Slaves could be educated, and might work for instance as secretaries, scribes or doctors. A large part of the imperial bureaucracy consisted of slaves and freedmen (i.e. freed slaves). Upper-class Romans were always complaining about the jumped-up freedmen who had now reached the highest offices and basically were in charge of running the empire. From our modern viewpoint, Rome’s imperial administration was a meritocracy.
Since freedmen and their descendants made up a significant proportion of Rome’s population, attitudes towards the treatment of slaves gradually improved over the centuries. By Bivana’s time there began to be laws which gave slaves a little protection at least against the most extreme forms of abuse. This does not alter the fact that as the property of another person, slaves had no control over their own lives. If they were lucky enough to have a kind and well-off owner they might live more comfortably than someone who was free but poor. But if their owner was cruel, there was nothing they could do to improve their situation.

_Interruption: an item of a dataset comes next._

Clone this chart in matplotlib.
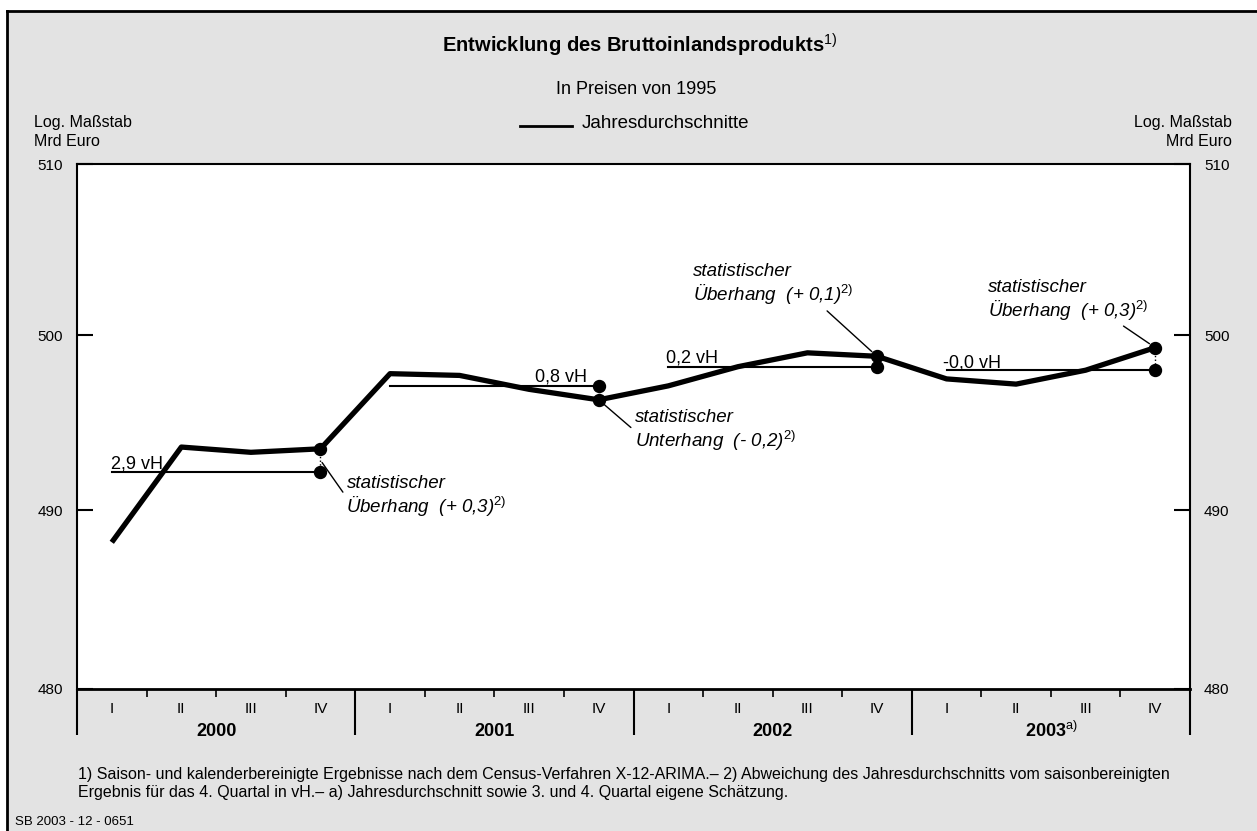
import numpy as np
import matplotlib.pyplot as plt
from matplotlib.lines import Line2D
from matplotlib.patches import Rectangle
from matplotlib.ticker import NullLocator, FixedLocator

plt.rcParams['font.family'] = ['Liberation Sans', 'DejaVu Sans']
plt.rcParams['mathtext.fontset'] = 'custom'
plt.rcParams['mathtext.rm'] = 'Liberation Sans'
plt.rcParams['mathtext.it'] = 'Liberation Sans:italic'
plt.rcParams['mathtext.bf'] = 'Liberation Sans:bold'

# data (Mrd Euro, prices of 1995)
quarters = ['I', 'II', 'III', 'IV']
years = ['2000', '2001', '2002', r'2003$^{\mathrm{a)}}$']
bip = [488.2, 493.6, 493.3, 493.5,
       497.8, 497.7, 496.9, 496.3,
       497.1, 498.2, 499.0, 498.8,
       497.5, 497.2, 498.0, 499.3]
annual = [492.2, 497.1, 498.2, 498.0]
growth = ['2,9 vH', '0,8 vH', '0,2 vH', '-0,0 vH']
hang_word = ['Überhang', 'Unterhang', 'Überhang', 'Überhang']
hang_val = ['+ 0,3', '- 0,2', '+ 0,1', '+ 0,3']
yticks = [480, 490, 500, 510]

W, H = 1257, 831
fig = plt.figure(figsize=(W / 100, H / 100), dpi=100)
fig.patch.set_facecolor('white')

# grey panel with black border on left and top
fig.patches.append(Rectangle((7 / W, 0), 1, 1 - 11 / H, transform=fig.transFigure,
                             facecolor='#e3e3e3', edgecolor='none', zorder=-10))
fig.add_artist(Line2D([7 / W, 7 / W], [0, 1 - 11 / H], color='black', lw=2))
fig.add_artist(Line2D([7 / W, 1], [1 - 11 / H, 1 - 11 / H], color='black', lw=2))

ax = fig.add_axes([77 / W, (H - 689) / H, (1190 - 77) / W, (689 - 164) / H])
ax.set_facecolor('white')
ax.set_yscale('log')
ax.set_ylim(yticks[0], yticks[-1])
n = len(bip)
ax.set_xlim(-0.5, n - 0.5)

ax.yaxis.set_major_locator(FixedLocator(yticks))
ax.yaxis.set_minor_locator(NullLocator())
ax.set_yticklabels([str(v) for v in yticks])
ax.tick_params(axis='y', direction='in', length=11.5, width=1.5, labelsize=11,
               pad=10, left=True, right=True, labelleft=True, labelright=True)

year_bounds = [4 * i - 0.5 for i in range(len(years) + 1)]
q_bounds = [4 * i + j + 0.5 for i in range(len(years)) for j in range(3)]
ax.xaxis.set_major_locator(FixedLocator(year_bounds))
ax.xaxis.set_minor_locator(FixedLocator(q_bounds))
ax.tick_params(axis='x', which='major', direction='out', length=33, width=1.5,
               labelbottom=False)
ax.tick_params(axis='x', which='minor', direction='out', length=6, width=1.2)
for s in ax.spines.values():
    s.set_linewidth(1.5)
ax.spines['bottom'].set_linewidth(2)

for i in range(n):
    ax.annotate(quarters[i % 4], xy=(i, 0), xycoords=('data', 'axes fraction'),
                xytext=(0, -20), textcoords='offset pixels', ha='center', va='center',
                fontsize=11)
for k, yr in enumerate(years):
    ax.annotate(yr, xy=(4 * k + 1.5, 0), xycoords=('data', 'axes fraction'),
                xytext=(0, -42), textcoords='offset pixels', ha='center', va='center',
                fontsize=13, fontweight='bold')

# quarterly series
ax.plot(range(n), bip, color='black', lw=3.8, zorder=3, solid_capstyle='butt')

# annual averages, overhang markers and labels
vh_off = [(-1, 3, 'left'), (-12, 4, 'right'), (-2, 4, 'left'), (-4, 3, 'left')]
txt_off = [(26, -37), (36, -31), (-184, 71), (-167, 47)]
relpos = [(0, 0.5), (0, 0.5), (0.81, 0), (0.81, 0)]
lead_mid = [True, False, False, False]
for k, avg in enumerate(annual):
    x0, x1 = 4 * k, 4 * k + 3
    ax.plot([x0, x1], [avg, avg], color='black', lw=1.5, zorder=2)
    ax.plot([x1, x1], [bip[x1], avg], color='black', lw=1, ls=':', zorder=2)
    ax.plot([x1, x1], [bip[x1], avg], 'o', color='black', ms=8.6, zorder=4)
    dx, dy, ha = vh_off[k]
    xa = x1 if ha == 'right' else x0
    ax.annotate(growth[k], xy=(xa, avg), xytext=(dx, dy), textcoords='offset pixels',
                ha=ha, va='baseline', fontsize=13)
    target = np.sqrt(bip[x1] * avg) if lead_mid[k] else bip[x1]
    ax.annotate('statistischer\n' + hang_word[k] + '  (' + hang_val[k] + r')$^{\mathit{2)}}$',
                xy=(x1, target), xytext=txt_off[k], textcoords='offset pixels',
                ha='left', va='center', fontsize=13.5, fontstyle='italic', linespacing=1.15,
                arrowprops=dict(arrowstyle='-', color='black', lw=1, relpos=relpos[k],
                                shrinkA=1, shrinkB=2 if lead_mid[k] else 5), zorder=5)

# header texts
fig.text(640 / W, 1 - 45 / H, r'Entwicklung des Bruttoinlandsprodukts$^{\mathrm{1)}}$',
         ha='center', va='center', fontsize=14.5, fontweight='bold')
fig.text(636 / W, 1 - 90 / H, 'In Preisen von 1995', ha='center', va='center', fontsize=13)
fig.add_artist(Line2D([520 / W, 572 / W], [1 - 126 / H, 1 - 126 / H], color='black', lw=2))
fig.text(582 / W, 1 - 124 / H, 'Jahresdurchschnitte', ha='left', va='center', fontsize=13.5)
fig.text(34 / W, 1 - 123 / H, 'Log. Maßstab', ha='left', va='center', fontsize=11.5)
fig.text(34 / W, 1 - 141 / H, 'Mrd Euro', ha='left', va='center', fontsize=11.5)
fig.text(1232 / W, 1 - 123 / H, 'Log. Maßstab', ha='right', va='center', fontsize=11.5)
fig.text(1232 / W, 1 - 141 / H, 'Mrd Euro', ha='right', va='center', fontsize=11.5)

# footnotes
fig.text(78 / W, 1 - 774 / H,
         '1) Saison- und kalenderbereinigte Ergebnisse nach dem Census-Verfahren X-12-ARIMA.– '
         '2) Abweichung des Jahresdurchschnitts vom saisonbereinigten',
         ha='left', va='center', fontsize=11.5)
fig.text(78 / W, 1 - 792 / H,
         'Ergebnis für das 4. Quartal in vH.– a) Jahresdurchschnitt sowie 3. und 4. Quartal '
         'eigene Schätzung.', ha='left', va='center', fontsize=11.5)
fig.text(15 / W, 1 - 822 / H, 'SB 2003 - 12 - 0651', ha='left', va='center', fontsize=9.5)

fig.savefig('out.png', dpi=100, facecolor=fig.get_facecolor())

I don’t know much about the situation of black slaves in the US, but I am sure that racism must have played an important role. In Roman times slavery was accepted as a natural institution, but by the more enlightened era of the 18th and 19th centuries, how could slave-owners justify their right to own other human beings? They were able to do so by convincing themselves that black people were less than human, and so were not entitled to the same rights as other people. Slaves in Rome might come from any part of an empire which stretched from Britain to north Africa, so they could not be distinguished by their physical appearance, although no doubt they might often appear less well-fed and clothed than their free counterparts. I recently heard the historian Mary Beard explain that while the ancient Romans could be appallingly cruel by modern standards, at least they were not racists.